• [INFORMATION SHOWN]

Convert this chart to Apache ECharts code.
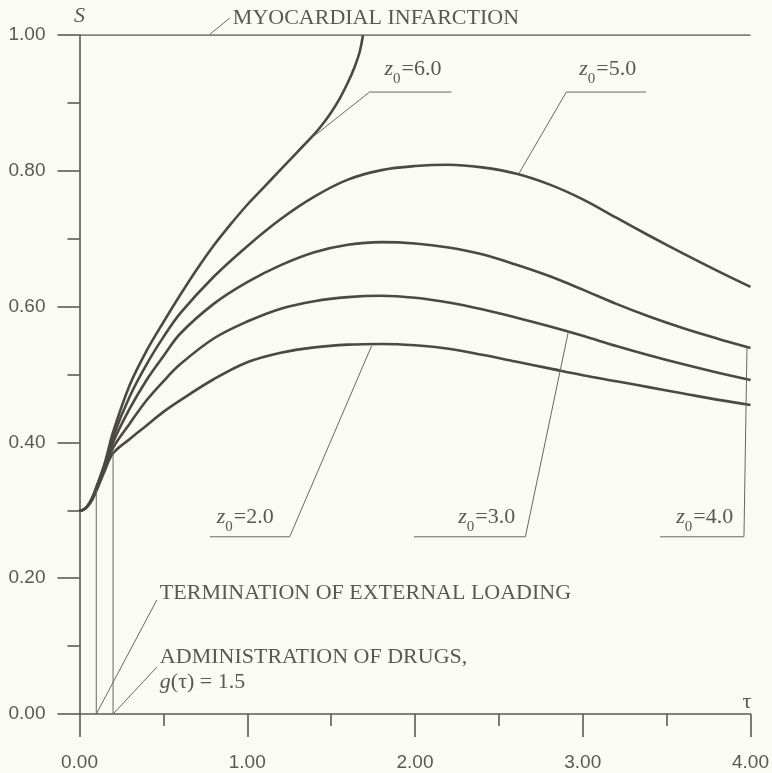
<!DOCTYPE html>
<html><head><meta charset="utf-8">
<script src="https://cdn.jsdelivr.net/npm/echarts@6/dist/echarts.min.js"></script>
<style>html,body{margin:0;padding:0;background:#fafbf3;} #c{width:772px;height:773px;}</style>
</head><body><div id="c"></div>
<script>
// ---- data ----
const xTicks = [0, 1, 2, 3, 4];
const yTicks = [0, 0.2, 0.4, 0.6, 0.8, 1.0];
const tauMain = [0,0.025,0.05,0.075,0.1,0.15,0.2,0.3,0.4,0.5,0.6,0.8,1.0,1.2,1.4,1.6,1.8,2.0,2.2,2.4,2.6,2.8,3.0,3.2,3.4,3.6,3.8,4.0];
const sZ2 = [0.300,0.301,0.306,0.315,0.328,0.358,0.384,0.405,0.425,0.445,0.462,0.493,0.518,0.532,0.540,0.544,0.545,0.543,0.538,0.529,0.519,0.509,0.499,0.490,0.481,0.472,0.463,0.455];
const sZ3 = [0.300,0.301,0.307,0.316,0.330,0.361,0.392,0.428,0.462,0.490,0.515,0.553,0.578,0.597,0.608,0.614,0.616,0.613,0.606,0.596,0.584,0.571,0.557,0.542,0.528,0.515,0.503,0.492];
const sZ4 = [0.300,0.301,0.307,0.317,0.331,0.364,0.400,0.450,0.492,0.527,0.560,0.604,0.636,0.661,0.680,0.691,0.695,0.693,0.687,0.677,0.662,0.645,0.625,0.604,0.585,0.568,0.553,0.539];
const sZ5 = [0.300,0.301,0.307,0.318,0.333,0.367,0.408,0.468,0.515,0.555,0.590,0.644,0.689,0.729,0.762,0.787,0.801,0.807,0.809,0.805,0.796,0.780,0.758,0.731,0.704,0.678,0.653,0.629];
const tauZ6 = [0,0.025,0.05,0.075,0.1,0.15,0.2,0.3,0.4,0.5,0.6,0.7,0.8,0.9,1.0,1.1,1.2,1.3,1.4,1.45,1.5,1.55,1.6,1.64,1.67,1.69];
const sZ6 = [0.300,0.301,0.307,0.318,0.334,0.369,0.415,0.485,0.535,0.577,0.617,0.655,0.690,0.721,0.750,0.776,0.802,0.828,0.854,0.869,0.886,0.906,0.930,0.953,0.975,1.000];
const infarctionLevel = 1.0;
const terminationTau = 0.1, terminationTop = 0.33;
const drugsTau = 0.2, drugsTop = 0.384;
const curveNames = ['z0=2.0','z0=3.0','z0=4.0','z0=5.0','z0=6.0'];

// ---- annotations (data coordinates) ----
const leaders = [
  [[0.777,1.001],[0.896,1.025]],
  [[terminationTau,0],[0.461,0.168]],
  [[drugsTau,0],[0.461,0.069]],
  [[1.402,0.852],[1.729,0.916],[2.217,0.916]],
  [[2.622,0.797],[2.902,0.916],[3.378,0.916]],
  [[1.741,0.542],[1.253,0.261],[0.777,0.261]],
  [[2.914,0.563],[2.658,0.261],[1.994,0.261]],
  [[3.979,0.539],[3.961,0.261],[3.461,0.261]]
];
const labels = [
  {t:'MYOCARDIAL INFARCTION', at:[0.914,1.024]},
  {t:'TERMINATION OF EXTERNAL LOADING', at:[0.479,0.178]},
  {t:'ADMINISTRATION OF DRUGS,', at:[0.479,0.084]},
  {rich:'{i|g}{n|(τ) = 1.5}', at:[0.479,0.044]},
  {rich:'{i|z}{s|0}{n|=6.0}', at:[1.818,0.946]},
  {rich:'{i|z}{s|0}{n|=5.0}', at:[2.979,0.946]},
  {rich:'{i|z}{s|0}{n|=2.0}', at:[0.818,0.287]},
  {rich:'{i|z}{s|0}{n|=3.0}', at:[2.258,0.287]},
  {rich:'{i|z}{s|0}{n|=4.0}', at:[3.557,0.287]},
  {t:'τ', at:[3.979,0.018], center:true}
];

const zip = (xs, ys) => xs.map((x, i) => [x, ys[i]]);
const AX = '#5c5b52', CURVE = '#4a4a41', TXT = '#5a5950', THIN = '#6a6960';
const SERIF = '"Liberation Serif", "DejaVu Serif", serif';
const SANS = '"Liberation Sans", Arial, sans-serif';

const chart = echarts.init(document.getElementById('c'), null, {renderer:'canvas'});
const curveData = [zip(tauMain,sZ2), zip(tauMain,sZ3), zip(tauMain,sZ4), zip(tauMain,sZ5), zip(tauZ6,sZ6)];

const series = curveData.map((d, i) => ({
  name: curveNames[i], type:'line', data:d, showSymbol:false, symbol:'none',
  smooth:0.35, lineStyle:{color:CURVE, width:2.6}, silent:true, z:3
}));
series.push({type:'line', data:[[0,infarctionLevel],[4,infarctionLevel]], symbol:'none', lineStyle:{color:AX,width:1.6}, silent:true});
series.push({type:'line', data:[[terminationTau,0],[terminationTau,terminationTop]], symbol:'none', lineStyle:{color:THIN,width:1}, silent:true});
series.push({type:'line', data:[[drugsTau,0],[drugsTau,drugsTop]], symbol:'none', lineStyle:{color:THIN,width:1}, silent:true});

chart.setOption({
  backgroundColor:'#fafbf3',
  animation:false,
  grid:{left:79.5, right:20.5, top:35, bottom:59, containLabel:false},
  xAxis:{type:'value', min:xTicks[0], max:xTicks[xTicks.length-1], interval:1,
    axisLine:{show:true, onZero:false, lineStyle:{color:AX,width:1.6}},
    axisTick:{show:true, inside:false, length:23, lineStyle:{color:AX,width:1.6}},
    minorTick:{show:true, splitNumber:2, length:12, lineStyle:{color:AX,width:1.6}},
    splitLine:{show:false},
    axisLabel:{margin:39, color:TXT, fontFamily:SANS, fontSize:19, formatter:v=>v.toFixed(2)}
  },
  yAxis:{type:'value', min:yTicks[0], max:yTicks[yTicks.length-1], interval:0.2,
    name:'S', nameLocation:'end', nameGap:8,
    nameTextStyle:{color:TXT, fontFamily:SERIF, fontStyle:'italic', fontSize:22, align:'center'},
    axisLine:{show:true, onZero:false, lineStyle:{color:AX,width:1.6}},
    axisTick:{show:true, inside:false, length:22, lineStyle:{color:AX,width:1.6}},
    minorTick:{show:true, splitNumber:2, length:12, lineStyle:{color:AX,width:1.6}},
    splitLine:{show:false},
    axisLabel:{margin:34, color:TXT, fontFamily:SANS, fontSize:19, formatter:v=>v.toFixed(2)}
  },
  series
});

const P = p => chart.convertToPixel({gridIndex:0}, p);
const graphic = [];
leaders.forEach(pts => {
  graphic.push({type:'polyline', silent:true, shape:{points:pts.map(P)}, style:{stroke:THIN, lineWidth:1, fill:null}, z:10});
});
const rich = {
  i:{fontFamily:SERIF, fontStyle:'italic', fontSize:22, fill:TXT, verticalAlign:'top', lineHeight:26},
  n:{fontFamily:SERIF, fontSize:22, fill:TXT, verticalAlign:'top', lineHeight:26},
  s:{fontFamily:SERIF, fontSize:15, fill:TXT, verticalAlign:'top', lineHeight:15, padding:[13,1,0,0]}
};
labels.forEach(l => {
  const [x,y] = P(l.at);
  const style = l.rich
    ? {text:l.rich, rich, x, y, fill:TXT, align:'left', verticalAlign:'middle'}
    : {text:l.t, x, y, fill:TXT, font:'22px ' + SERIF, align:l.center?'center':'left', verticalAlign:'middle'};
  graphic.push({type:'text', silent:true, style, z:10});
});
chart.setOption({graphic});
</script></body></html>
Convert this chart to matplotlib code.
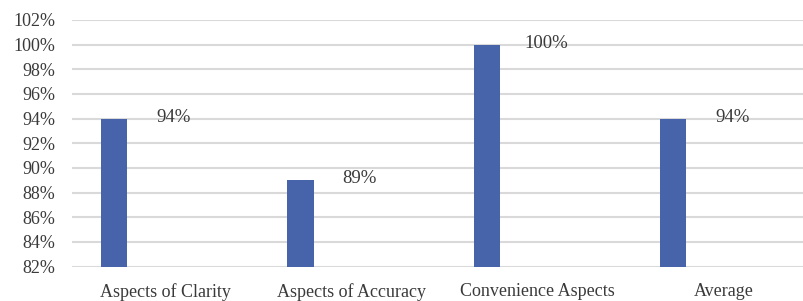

• [EXERCISE GOAL]
Please reproduce, word for word, every line from the first line of the records above through the line containing "curveNames = ['z0=2.0','z0=3.0','z0=4.0','z0=5.0','z0=6.0'];", and leave out the pictures.

• [TASK RESULT]
Convert this chart to Apache ECharts code.
<!DOCTYPE html>
<html><head><meta charset="utf-8">
<script src="https://cdn.jsdelivr.net/npm/echarts@6/dist/echarts.min.js"></script>
<style>html,body{margin:0;padding:0;background:#fafbf3;} #c{width:772px;height:773px;}</style>
</head><body><div id="c"></div>
<script>
// ---- data ----
const xTicks = [0, 1, 2, 3, 4];
const yTicks = [0, 0.2, 0.4, 0.6, 0.8, 1.0];
const tauMain = [0,0.025,0.05,0.075,0.1,0.15,0.2,0.3,0.4,0.5,0.6,0.8,1.0,1.2,1.4,1.6,1.8,2.0,2.2,2.4,2.6,2.8,3.0,3.2,3.4,3.6,3.8,4.0];
const sZ2 = [0.300,0.301,0.306,0.315,0.328,0.358,0.384,0.405,0.425,0.445,0.462,0.493,0.518,0.532,0.540,0.544,0.545,0.543,0.538,0.529,0.519,0.509,0.499,0.490,0.481,0.472,0.463,0.455];
const sZ3 = [0.300,0.301,0.307,0.316,0.330,0.361,0.392,0.428,0.462,0.490,0.515,0.553,0.578,0.597,0.608,0.614,0.616,0.613,0.606,0.596,0.584,0.571,0.557,0.542,0.528,0.515,0.503,0.492];
const sZ4 = [0.300,0.301,0.307,0.317,0.331,0.364,0.400,0.450,0.492,0.527,0.560,0.604,0.636,0.661,0.680,0.691,0.695,0.693,0.687,0.677,0.662,0.645,0.625,0.604,0.585,0.568,0.553,0.539];
const sZ5 = [0.300,0.301,0.307,0.318,0.333,0.367,0.408,0.468,0.515,0.555,0.590,0.644,0.689,0.729,0.762,0.787,0.801,0.807,0.809,0.805,0.796,0.780,0.758,0.731,0.704,0.678,0.653,0.629];
const tauZ6 = [0,0.025,0.05,0.075,0.1,0.15,0.2,0.3,0.4,0.5,0.6,0.7,0.8,0.9,1.0,1.1,1.2,1.3,1.4,1.45,1.5,1.55,1.6,1.64,1.67,1.69];
const sZ6 = [0.300,0.301,0.307,0.318,0.334,0.369,0.415,0.485,0.535,0.577,0.617,0.655,0.690,0.721,0.750,0.776,0.802,0.828,0.854,0.869,0.886,0.906,0.930,0.953,0.975,1.000];
const infarctionLevel = 1.0;
const terminationTau = 0.1, terminationTop = 0.33;
const drugsTau = 0.2, drugsTop = 0.384;
const curveNames = ['z0=2.0','z0=3.0','z0=4.0','z0=5.0','z0=6.0'];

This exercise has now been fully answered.